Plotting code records
[Begin]

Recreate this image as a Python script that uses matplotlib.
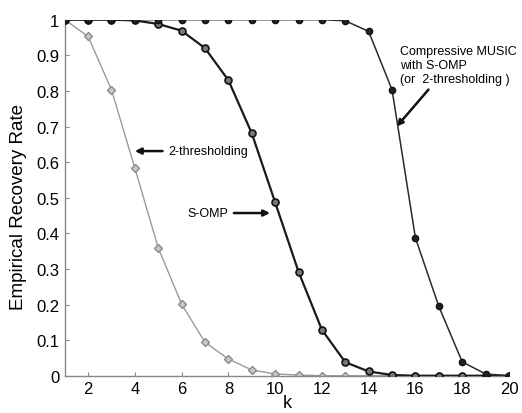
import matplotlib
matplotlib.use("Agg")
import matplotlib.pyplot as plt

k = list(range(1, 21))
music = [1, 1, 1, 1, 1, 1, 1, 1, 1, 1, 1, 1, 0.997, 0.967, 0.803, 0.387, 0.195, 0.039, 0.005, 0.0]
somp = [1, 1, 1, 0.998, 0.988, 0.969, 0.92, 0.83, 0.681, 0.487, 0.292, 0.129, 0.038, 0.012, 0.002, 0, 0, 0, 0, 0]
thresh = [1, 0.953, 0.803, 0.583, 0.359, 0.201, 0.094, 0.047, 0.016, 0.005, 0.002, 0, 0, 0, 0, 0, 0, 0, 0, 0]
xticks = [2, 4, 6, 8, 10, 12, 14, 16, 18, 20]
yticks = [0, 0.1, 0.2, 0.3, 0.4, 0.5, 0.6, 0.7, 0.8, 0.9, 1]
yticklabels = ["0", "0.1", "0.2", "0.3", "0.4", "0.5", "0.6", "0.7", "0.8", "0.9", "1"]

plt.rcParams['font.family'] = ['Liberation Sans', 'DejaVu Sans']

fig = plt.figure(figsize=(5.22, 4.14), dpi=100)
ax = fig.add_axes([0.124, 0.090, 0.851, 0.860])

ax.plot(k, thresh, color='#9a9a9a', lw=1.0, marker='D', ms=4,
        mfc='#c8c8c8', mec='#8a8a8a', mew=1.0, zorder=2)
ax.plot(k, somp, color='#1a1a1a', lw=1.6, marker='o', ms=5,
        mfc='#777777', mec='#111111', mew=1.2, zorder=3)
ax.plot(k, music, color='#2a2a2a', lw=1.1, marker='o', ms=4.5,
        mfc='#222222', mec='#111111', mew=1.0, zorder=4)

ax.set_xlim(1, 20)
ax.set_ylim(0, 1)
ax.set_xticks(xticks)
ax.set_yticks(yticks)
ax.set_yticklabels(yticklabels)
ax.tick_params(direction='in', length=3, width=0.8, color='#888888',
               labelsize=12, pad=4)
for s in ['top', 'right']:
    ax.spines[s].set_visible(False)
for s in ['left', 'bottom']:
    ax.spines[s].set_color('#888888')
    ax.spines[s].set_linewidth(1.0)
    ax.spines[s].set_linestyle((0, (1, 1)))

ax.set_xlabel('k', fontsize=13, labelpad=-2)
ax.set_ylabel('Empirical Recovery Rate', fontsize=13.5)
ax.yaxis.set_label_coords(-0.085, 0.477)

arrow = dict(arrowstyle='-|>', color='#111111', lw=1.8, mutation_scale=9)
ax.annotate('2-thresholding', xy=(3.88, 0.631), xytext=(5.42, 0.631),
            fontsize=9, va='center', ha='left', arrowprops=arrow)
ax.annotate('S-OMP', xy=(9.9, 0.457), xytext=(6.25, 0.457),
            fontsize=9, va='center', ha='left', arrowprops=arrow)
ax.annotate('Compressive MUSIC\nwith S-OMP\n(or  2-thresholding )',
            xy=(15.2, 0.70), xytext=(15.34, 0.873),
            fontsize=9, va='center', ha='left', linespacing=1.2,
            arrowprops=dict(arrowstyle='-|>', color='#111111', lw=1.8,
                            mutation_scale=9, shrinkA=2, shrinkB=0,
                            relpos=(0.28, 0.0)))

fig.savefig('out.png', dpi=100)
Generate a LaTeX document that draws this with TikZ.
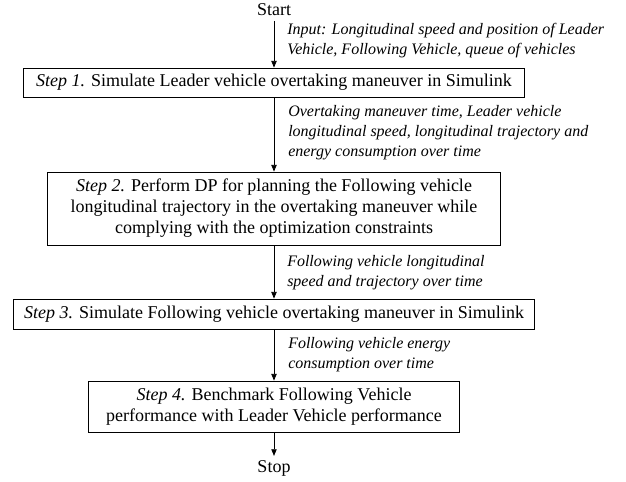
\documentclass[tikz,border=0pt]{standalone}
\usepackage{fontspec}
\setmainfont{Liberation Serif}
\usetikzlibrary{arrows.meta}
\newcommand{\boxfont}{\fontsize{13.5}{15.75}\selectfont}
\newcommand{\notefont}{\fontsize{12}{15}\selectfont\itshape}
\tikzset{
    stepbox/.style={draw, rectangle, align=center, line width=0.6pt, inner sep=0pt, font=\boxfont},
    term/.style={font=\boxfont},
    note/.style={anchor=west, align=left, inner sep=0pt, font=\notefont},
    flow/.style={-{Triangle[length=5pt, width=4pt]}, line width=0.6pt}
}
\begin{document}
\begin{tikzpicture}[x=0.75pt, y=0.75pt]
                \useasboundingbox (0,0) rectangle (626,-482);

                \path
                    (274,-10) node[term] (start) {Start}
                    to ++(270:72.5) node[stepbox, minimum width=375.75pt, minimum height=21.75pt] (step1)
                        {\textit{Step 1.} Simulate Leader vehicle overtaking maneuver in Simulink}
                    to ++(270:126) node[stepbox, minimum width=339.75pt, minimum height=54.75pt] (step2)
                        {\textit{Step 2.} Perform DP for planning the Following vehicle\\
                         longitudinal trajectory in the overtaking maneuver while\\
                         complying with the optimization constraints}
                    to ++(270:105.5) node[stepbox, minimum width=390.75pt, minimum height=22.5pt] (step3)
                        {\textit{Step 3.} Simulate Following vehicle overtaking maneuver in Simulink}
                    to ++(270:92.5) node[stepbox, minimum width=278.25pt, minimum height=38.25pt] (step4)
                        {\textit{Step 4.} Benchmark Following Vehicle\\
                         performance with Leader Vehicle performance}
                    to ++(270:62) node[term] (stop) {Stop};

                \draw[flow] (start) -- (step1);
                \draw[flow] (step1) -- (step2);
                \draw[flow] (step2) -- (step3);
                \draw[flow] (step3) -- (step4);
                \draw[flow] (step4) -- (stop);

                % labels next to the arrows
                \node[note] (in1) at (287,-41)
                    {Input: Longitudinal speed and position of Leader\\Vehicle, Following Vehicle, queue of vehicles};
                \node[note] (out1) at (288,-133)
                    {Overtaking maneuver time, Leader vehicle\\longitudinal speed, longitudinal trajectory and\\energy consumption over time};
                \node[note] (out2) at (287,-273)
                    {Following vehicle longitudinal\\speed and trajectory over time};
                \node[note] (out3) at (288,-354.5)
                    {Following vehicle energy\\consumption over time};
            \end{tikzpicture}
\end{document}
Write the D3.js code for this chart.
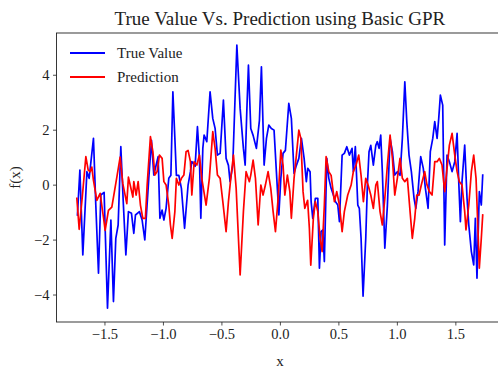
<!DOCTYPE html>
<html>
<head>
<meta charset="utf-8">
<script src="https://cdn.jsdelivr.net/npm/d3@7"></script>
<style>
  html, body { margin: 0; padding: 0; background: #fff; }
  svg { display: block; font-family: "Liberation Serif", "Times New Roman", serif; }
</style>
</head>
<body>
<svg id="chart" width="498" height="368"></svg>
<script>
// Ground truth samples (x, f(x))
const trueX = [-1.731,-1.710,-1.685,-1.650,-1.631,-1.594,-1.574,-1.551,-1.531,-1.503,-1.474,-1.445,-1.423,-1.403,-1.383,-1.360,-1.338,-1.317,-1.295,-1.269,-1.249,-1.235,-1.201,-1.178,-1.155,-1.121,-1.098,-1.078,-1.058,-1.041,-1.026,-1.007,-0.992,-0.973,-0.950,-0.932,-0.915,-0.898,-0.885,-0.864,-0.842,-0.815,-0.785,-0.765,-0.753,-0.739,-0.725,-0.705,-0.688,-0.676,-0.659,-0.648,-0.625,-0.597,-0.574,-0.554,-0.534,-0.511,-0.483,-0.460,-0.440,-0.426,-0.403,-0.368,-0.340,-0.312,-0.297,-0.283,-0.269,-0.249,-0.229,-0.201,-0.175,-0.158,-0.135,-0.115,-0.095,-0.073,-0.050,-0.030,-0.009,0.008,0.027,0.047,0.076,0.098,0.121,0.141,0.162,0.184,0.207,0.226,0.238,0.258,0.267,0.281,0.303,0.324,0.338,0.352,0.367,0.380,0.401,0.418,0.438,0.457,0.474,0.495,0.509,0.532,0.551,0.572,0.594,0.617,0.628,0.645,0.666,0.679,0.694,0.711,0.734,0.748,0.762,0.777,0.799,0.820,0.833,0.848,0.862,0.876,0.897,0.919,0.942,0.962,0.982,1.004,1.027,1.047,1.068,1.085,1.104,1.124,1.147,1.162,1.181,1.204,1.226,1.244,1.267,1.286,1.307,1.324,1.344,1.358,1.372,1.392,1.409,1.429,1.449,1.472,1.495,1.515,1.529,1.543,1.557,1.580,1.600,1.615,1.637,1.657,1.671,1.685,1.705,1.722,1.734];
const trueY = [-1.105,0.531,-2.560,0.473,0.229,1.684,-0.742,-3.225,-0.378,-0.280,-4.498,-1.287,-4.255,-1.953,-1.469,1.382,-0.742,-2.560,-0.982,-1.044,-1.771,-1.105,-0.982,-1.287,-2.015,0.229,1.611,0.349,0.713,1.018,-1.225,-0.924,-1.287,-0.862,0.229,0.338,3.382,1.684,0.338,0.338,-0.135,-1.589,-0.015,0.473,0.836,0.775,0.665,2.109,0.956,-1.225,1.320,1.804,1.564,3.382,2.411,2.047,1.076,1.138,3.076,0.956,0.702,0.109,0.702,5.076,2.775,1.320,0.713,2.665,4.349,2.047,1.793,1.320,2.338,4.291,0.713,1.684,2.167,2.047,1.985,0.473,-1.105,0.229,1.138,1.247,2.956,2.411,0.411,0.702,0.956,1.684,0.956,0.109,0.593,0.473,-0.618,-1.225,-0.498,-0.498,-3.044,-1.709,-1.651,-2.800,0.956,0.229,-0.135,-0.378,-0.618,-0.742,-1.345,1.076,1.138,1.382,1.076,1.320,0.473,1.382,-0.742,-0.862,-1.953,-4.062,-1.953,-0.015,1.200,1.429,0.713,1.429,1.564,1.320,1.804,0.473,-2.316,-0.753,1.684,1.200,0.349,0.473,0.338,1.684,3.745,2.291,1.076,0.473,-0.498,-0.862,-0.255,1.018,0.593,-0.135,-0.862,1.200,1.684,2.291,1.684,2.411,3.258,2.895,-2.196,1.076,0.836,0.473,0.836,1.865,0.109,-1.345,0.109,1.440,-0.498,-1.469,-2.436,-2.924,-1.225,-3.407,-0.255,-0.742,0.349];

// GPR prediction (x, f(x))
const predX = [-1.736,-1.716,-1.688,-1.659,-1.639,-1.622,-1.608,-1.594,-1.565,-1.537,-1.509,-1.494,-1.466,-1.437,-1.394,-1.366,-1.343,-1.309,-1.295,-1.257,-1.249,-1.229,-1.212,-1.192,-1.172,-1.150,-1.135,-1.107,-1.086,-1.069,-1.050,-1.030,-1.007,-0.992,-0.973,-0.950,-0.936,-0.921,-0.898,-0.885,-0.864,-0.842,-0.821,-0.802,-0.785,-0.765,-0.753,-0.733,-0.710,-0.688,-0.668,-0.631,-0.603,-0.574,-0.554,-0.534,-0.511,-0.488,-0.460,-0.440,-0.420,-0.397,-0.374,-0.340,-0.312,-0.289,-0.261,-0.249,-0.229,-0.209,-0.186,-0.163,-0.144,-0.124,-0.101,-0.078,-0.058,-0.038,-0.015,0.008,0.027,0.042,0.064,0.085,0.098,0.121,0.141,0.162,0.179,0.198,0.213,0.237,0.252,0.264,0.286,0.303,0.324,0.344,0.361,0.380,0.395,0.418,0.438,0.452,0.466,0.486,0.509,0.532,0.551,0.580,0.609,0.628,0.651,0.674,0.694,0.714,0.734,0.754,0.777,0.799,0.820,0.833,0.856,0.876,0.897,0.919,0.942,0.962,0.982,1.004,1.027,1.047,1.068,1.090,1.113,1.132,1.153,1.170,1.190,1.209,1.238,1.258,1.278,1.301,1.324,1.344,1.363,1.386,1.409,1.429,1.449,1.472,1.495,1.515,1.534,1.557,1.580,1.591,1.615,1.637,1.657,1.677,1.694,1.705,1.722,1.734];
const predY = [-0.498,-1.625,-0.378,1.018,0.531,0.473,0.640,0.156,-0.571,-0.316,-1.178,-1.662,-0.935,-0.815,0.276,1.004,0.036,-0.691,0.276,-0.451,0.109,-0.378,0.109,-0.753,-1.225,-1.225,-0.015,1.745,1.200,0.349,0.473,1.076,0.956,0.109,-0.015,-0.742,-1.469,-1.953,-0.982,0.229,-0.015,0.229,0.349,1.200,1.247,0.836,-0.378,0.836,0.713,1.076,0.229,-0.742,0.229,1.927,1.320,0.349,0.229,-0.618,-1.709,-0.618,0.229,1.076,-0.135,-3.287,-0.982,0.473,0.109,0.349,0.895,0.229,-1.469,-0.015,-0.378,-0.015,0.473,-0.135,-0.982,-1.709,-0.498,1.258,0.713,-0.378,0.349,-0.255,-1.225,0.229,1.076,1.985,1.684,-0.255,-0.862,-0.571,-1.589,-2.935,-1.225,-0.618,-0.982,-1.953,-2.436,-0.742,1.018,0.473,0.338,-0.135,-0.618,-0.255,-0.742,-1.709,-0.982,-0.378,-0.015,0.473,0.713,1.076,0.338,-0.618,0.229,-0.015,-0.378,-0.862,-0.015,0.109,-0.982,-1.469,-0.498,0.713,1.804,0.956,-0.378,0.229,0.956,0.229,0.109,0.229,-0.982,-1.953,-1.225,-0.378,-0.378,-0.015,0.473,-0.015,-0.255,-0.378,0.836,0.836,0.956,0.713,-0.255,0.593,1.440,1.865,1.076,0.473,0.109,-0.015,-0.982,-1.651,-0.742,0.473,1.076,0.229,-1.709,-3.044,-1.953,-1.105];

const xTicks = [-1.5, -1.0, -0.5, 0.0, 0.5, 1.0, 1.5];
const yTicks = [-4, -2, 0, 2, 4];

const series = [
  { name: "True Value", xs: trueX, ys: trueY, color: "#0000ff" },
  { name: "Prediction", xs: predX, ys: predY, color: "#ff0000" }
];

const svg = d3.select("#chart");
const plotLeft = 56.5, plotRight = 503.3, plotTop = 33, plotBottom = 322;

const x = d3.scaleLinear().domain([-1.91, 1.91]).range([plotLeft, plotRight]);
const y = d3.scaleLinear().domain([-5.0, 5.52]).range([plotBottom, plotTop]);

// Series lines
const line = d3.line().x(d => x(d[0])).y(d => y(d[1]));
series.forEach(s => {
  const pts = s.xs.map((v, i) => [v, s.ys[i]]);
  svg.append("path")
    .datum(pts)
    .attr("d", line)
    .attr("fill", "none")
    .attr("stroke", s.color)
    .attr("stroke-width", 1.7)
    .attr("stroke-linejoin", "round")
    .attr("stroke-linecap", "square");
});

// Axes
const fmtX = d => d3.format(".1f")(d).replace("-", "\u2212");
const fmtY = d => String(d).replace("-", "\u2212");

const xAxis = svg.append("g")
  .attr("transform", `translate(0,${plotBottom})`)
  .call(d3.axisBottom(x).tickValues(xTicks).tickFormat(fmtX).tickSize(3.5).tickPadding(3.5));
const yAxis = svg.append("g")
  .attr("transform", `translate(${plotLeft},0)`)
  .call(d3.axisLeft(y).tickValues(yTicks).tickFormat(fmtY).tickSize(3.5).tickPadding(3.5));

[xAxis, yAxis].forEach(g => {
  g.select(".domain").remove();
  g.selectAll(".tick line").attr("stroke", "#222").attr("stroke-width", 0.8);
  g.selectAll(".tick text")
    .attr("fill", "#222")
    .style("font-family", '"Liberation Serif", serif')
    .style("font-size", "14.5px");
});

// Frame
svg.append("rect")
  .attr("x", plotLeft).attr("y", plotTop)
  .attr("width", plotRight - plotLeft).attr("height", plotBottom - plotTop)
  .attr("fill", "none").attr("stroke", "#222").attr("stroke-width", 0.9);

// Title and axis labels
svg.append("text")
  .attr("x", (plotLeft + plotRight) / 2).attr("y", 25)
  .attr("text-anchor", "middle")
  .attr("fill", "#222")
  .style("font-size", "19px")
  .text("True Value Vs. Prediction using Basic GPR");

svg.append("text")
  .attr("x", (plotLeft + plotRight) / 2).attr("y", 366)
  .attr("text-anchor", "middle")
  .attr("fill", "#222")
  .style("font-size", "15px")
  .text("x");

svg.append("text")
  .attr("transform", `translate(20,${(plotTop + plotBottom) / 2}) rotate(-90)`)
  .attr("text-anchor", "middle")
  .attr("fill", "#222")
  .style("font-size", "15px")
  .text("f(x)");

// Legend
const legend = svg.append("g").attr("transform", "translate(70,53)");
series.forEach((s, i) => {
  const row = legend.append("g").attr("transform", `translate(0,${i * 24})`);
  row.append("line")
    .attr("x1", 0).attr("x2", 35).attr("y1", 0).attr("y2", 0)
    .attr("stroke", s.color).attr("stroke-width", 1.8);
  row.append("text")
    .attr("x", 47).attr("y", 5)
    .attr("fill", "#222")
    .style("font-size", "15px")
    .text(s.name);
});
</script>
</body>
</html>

[End]

Exercise description:
Go from the first line of the listing to the line holding "ax.yaxis.set_label_coords(-0.085, 0.477)" and, please, transcribe those lines exactly, both included, with no pictures.

Worked solution:
Recreate this image as a Python script that uses matplotlib.
import matplotlib
matplotlib.use("Agg")
import matplotlib.pyplot as plt

k = list(range(1, 21))
music = [1, 1, 1, 1, 1, 1, 1, 1, 1, 1, 1, 1, 0.997, 0.967, 0.803, 0.387, 0.195, 0.039, 0.005, 0.0]
somp = [1, 1, 1, 0.998, 0.988, 0.969, 0.92, 0.83, 0.681, 0.487, 0.292, 0.129, 0.038, 0.012, 0.002, 0, 0, 0, 0, 0]
thresh = [1, 0.953, 0.803, 0.583, 0.359, 0.201, 0.094, 0.047, 0.016, 0.005, 0.002, 0, 0, 0, 0, 0, 0, 0, 0, 0]
xticks = [2, 4, 6, 8, 10, 12, 14, 16, 18, 20]
yticks = [0, 0.1, 0.2, 0.3, 0.4, 0.5, 0.6, 0.7, 0.8, 0.9, 1]
yticklabels = ["0", "0.1", "0.2", "0.3", "0.4", "0.5", "0.6", "0.7", "0.8", "0.9", "1"]

plt.rcParams['font.family'] = ['Liberation Sans', 'DejaVu Sans']

fig = plt.figure(figsize=(5.22, 4.14), dpi=100)
ax = fig.add_axes([0.124, 0.090, 0.851, 0.860])

ax.plot(k, thresh, color='#9a9a9a', lw=1.0, marker='D', ms=4,
        mfc='#c8c8c8', mec='#8a8a8a', mew=1.0, zorder=2)
ax.plot(k, somp, color='#1a1a1a', lw=1.6, marker='o', ms=5,
        mfc='#777777', mec='#111111', mew=1.2, zorder=3)
ax.plot(k, music, color='#2a2a2a', lw=1.1, marker='o', ms=4.5,
        mfc='#222222', mec='#111111', mew=1.0, zorder=4)

ax.set_xlim(1, 20)
ax.set_ylim(0, 1)
ax.set_xticks(xticks)
ax.set_yticks(yticks)
ax.set_yticklabels(yticklabels)
ax.tick_params(direction='in', length=3, width=0.8, color='#888888',
               labelsize=12, pad=4)
for s in ['top', 'right']:
    ax.spines[s].set_visible(False)
for s in ['left', 'bottom']:
    ax.spines[s].set_color('#888888')
    ax.spines[s].set_linewidth(1.0)
    ax.spines[s].set_linestyle((0, (1, 1)))

ax.set_xlabel('k', fontsize=13, labelpad=-2)
ax.set_ylabel('Empirical Recovery Rate', fontsize=13.5)
ax.yaxis.set_label_coords(-0.085, 0.477)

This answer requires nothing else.